Why it matters:  Syria’s government under President Bashar al-Assad has maintained since 2014 that it surrendered its entire chemical weapons stockpile for destruction after prompted by Russia to give up its cache in 2013.

But subsequent chemical weapons attacks attributed by UN investigators to the Syrian regime and a running list of what investigators say are incomplete and inaccurate disclosures have left Western officials in doubt of the Assad regime’s compliance.

Russia’s government, which has militarily and diplomatically backed Assad in his country’s decade-long civil war, continues to attack the OPCW’s credibility.
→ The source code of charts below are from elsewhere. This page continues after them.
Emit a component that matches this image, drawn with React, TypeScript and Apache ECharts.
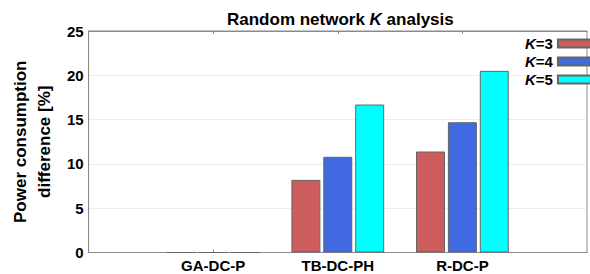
import React, { useEffect, useRef } from "react";
import * as echarts from "echarts";

const categories = ["", "GA-DC-P", "TB-DC-PH", "R-DC-P", ""];
const seriesNames = ["K=3", "K=4", "K=5"];
const k3 = [null, 0, 8.2, 11.4, null];
const k4 = [null, 0, 10.8, 14.7, null];
const k5 = [null, 0, 16.7, 20.5, null];
const colors = ["#CD5C5C", "#4169E1", "#00FFFF"];
const yTicks = [0, 5, 10, 15, 20, 25];

const FONT = "Liberation Sans, Arial, sans-serif";

export default function App() {
  const ref = useRef<HTMLDivElement>(null);
  useEffect(() => {
    if (!ref.current) return;
    const chart = echarts.init(ref.current, undefined, { renderer: "svg" });
    const values = [k3, k4, k5];
    const showTick = (i: number) => i > 0 && i < categories.length - 1;
    chart.setOption({
      animation: false,
      title: {
        text: "Random network {i|K} analysis",
        left: 222,
        top: 6,
        textStyle: {
          fontFamily: FONT,
          fontWeight: "bold",
          fontSize: 17,
          color: "#000",
          rich: {
            i: { fontFamily: FONT, fontWeight: "bold", fontStyle: "italic", fontSize: 17, color: "#000" },
          },
        },
      },
      legend: {
        data: seriesNames,
        orient: "vertical",
        align: "right",
        left: 520,
        top: 31,
        padding: 5,
        itemWidth: 40,
        itemHeight: 8,
        itemGap: 3,
        icon: "rect",
        formatter: (name: string) => `{i|K}{n|${name.slice(1)}}`,
        textStyle: {
          fontFamily: FONT,
          fontWeight: "bold",
          fontSize: 15,
          color: "#000",
          rich: {
            i: { fontFamily: FONT, fontWeight: "bold", fontStyle: "italic", fontSize: 15, color: "#000" },
            n: { fontFamily: FONT, fontWeight: "bold", fontSize: 15, color: "#000" },
          },
        },
      },
      grid: {
        left: 86,
        top: 31,
        bottom: 21.5,
        right: -8,
        show: true,
        borderColor: "#8a8a8a",
        borderWidth: 1,
      },
      xAxis: [
        {
          type: "category",
          data: categories,
          boundaryGap: false,
          position: "bottom",
          axisLine: { lineStyle: { color: "#8a8a8a" } },
          axisTick: { inside: true, length: 3, interval: (i: number) => showTick(i), lineStyle: { color: "#8a8a8a" } },
          axisLabel: {
            interval: 0,
            margin: 5,
            fontFamily: FONT,
            fontWeight: "bold",
            fontSize: 15,
            color: "#000",
          },
          splitLine: { show: false },
        },
        {
          type: "category",
          data: categories,
          boundaryGap: false,
          position: "top",
          axisLine: { lineStyle: { color: "#8a8a8a" } },
          axisTick: { inside: true, length: 3, interval: (i: number) => showTick(i), lineStyle: { color: "#8a8a8a" } },
          axisLabel: { show: false },
          splitLine: { show: false },
        },
      ],
      yAxis: {
        type: "value",
        min: yTicks[0],
        max: yTicks[yTicks.length - 1],
        interval: 5,
        name: "Power consumption\ndifference [%]",
        nameLocation: "middle",
        nameGap: 24,
        nameTextStyle: {
          fontFamily: FONT,
          fontWeight: "bold",
          fontSize: 17,
          lineHeight: 24,
          color: "#000",
        },
        axisLine: { show: true, lineStyle: { color: "#8a8a8a" } },
        axisTick: { show: false },
        axisLabel: {
          margin: 5,
          fontFamily: FONT,
          fontWeight: "bold",
          fontSize: 15,
          color: "#000",
        },
        splitLine: { show: true, lineStyle: { color: "#dcdcdc", type: "dotted" } },
      },
      series: seriesNames.map((name, i) => ({
        name,
        type: "bar",
        xAxisIndex: 0,
        data: values[i],
        barWidth: 29,
        barGap: "10%",
        itemStyle: { color: colors[i], borderColor: "#666", borderWidth: 1 },
      })),
    });
    return () => chart.dispose();
  }, []);
  return <div ref={ref} style={{ position: "absolute", left: 0, top: 0, width: 590, height: 274 }} />;
}
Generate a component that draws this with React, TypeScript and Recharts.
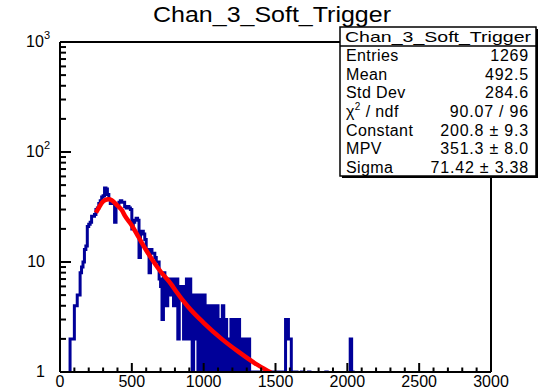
import React from 'react';
import { ComposedChart, Line, XAxis, YAxis } from 'recharts';

// histogram: 10-wide bins starting at 0
const binStart = 0;
const binWidth = 10;
const counts = [
  0, 0, 0, 0, 0, 0, 0, 2, 2, 2,
  4, 4, 5, 5, 8, 9, 10, 13, 14, 21,
  22, 23, 26, 26, 27, 30, 31, 34, 36, 39,
  40, 47, 46, 41, 37, 34, 35, 34, 23, 33,
  33, 35, 36, 35, 35, 32, 31, 32, 31, 30,
  20, 23, 24, 25, 24, 11, 18, 19, 18, 16,
  13, 13, 8, 13, 12, 12, 11, 10, 10, 7,
  6, 3, 8, 7, 4, 7, 6, 5, 7, 4,
  6, 7, 2, 6, 5, 6, 2, 4, 7, 2,
  7, 5, 1, 5, 2, 5, 1, 5, 0, 4,
  5, 0, 4, 1, 4, 0, 4, 1, 3, 4,
  0, 3, 1, 4, 0, 3, 1, 2, 0, 3,
  1, 2, 3, 0, 3, 1, 2, 0, 2, 1,
  2, 2, 0, 1, 0, 1, 1, 0, 0, 1,
  0, 1, 0, 0, 1, 0, 1, 0, 0, 1,
  0, 0, 1, 0, 1, 0, 0, 3, 3, 2,
  2, 1, 0, 0, 1, 0, 0, 0, 1, 0,
  0, 0, 0, 1, 0, 0, 0, 0, 0, 0,
  0, 0, 0, 0, 0, 1, 0, 0, 0, 0,
  0, 0, 0, 0, 0, 0, 0, 0, 0, 0,
  0, 0, 2, 1, 0, 0, 0, 0, 0, 0,
];

// landau fit curve, sampled along the drawn line
const fitX = [250, 275, 300, 325, 340, 360, 400, 430, 450, 500, 545, 600, 660, 700, 777, 800, 893, 1000, 1125, 1241, 1357, 1460, 1500];
const fitY = [28, 32, 35.5, 37, 37.2, 36.5, 32.5, 29.7, 26.5, 21.5, 17, 12.8, 9.7, 8.2, 6.2, 5.6, 3.9, 2.8, 2.0, 1.53, 1.2, 1.0, 0.93];

const xTicks = Array.from({ length: 31 }, (_, i) => i * 100);
const yTicks = [1, 2, 3, 4, 5, 6, 7, 8, 9, 10, 20, 30, 40, 50, 60, 70, 80, 90, 100, 200, 300, 400, 500, 600, 700, 800, 900, 1000];

const title = 'Chan_3_Soft_Trigger';
const statLabels = ['Entries', 'Mean', 'Std Dev', 'chi2', 'Constant', 'MPV', 'Sigma'];
const statValues = ['1269', '492.5', '284.6', '90.07 / 96', '200.8 \u00b1 9.3', '351.3 \u00b1 8.0', '71.42 \u00b1 3.38'];

const W = 543;
const H = 390;
const plot = { left: 60, top: 42, right: 491, bottom: 372 };
const FONT = '"Liberation Sans", Arial, Helvetica, sans-serif';
const FLOOR = 0.1; // empty bins fall below the log axis and get clipped

const histData = [
  ...counts.map((c, i) => ({ x: binStart + i * binWidth, y: Math.max(c, FLOOR) })),
  { x: binStart + counts.length * binWidth, y: FLOOR },
];
const fitData = fitX.map((x, i) => ({ x, y: fitY[i] }));

const XTick = (props: any) => {
  const { x, y, payload } = props;
  const major = payload.value % 500 === 0;
  return (
    <g>
      <line x1={x} x2={x} y1={y} y2={y - (major ? 9 : 4.5)} stroke="#000" strokeWidth={2} />
      {major && (
        <text x={x} y={y + 15} textAnchor="middle" fontSize={16} fontFamily={FONT} fill="#000">
          {payload.value}
        </text>
      )}
    </g>
  );
};

const YTick = (props: any) => {
  const { x, y, payload } = props;
  const lg = Math.log10(payload.value);
  const exp = Math.round(lg);
  const major = Math.abs(lg - exp) < 1e-9;
  const sup = exp >= 2;
  return (
    <g>
      <line x1={x} x2={x + (major ? 11 : 6)} y1={y} y2={y} stroke="#000" strokeWidth={2} />
      {major && (
        <text x={x - (sup ? 10 : 15)} y={y + 5} textAnchor="end" fontSize={16} fontFamily={FONT} fill="#000">
          {exp === 0 ? '1' : '10'}
          {sup && <tspan dy={-8} fontSize={11}>{exp}</tspan>}
        </text>
      )}
    </g>
  );
};

const StatsBox = () => {
  const bx = 340;
  const by = 27;
  const bw = 196;
  const bh = 149;
  const head = 19;
  const rowH = (bh - head) / statLabels.length;
  return (
    <g fontFamily={FONT} fill="#000">
      <rect x={bx + 2} y={by + 2} width={bw} height={bh} fill="#000" />
      <rect x={bx} y={by} width={bw} height={bh} fill="#fff" stroke="#000" strokeWidth={1.5} />
      <line x1={bx} x2={bx + bw} y1={by + head} y2={by + head} stroke="#000" strokeWidth={1.5} />
      <text x={bx + bw / 2} y={by + 15} textAnchor="middle" fontSize={15} textLength={186} lengthAdjust="spacingAndGlyphs">
        {title}
      </text>
      {statLabels.map((lab, i) => {
        const ty = by + head + rowH * (i + 0.5) + 6;
        return (
          <g key={lab}>
            <text x={bx + 6} y={ty} fontSize={16} letterSpacing={0.4}>
              {lab === 'chi2' ? (
                <>
                  {'\u03c7'}<tspan dy={-7} fontSize={10}>2</tspan><tspan dy={7}>{' / ndf'}</tspan>
                </>
              ) : lab}
            </text>
            <text x={bx + bw - 7} y={ty} textAnchor="end" fontSize={16} letterSpacing={0.8}>
              {statValues[i]}
            </text>
          </g>
        );
      })}
    </g>
  );
};

export default function App() {
  return (
    <div style={{ position: 'absolute', left: 0, top: 0, width: W, height: H, background: '#fff' }}>
      <ComposedChart
        width={W}
        height={H}
        margin={{ top: plot.top, right: W - plot.right, bottom: 0, left: 0 }}
      >
        <XAxis
          type="number"
          dataKey="x"
          domain={[0, 3000]}
          ticks={xTicks}
          interval={0}
          height={H - plot.bottom}
          tickSize={0}
          tickMargin={0}
          tickLine={false}
          axisLine={{ stroke: '#000', strokeWidth: 2 }}
          tick={XTick}
          allowDataOverflow
        />
        <YAxis
          type="number"
          dataKey="y"
          scale="log"
          domain={[1, 1000]}
          ticks={yTicks}
          interval={0}
          width={plot.left}
          tickSize={0}
          tickMargin={0}
          tickLine={false}
          axisLine={{ stroke: '#000', strokeWidth: 2 }}
          tick={YTick}
          allowDataOverflow
        />
        <Line
          data={histData}
          dataKey="y"
          type="stepAfter"
          stroke="#000099"
          strokeWidth={3}
          dot={false}
          isAnimationActive={false}
        />
        <Line
          data={fitData}
          dataKey="y"
          type="monotone"
          stroke="#ff0000"
          strokeWidth={4.5}
          dot={false}
          isAnimationActive={false}
        />
      </ComposedChart>
      <svg
        width={W}
        height={H}
        style={{ position: 'absolute', left: 0, top: 0, pointerEvents: 'none' }}
      >
        <line x1={plot.left} x2={plot.right} y1={plot.top} y2={plot.top} stroke="#000" strokeWidth={2} />
        <line x1={plot.right} x2={plot.right} y1={plot.top} y2={plot.bottom} stroke="#000" strokeWidth={2} />
        <text x={272} y={22} textAnchor="middle" fontSize={22} fontFamily={FONT} fill="#000" textLength={238} lengthAdjust="spacingAndGlyphs">
          {title}
        </text>
        <StatsBox />
      </svg>
    </div>
  );
}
Moscow’s Deputy Ambassador to the UN Dmitry Polyanski accused the OPCW on Thursday of being a “tool” of Western governments “to punish those that have fallen out of favor by using unfounded accusations of the use of weapons of mass destruction.”

What’s next:  The UN’s investigation into Syria’s compliance continues.

A report on the OPCW’s inspection last year of the Barzah and Jamriyah facilities of the Syrian Scientific Studies and Research Center is expected to be presented soon.

The United States targeted the Barzah site with limited airstrikes in 2018 following the Douma chemical attack. US officials have said the site is part of Damascus’ chemical weapons facilities network.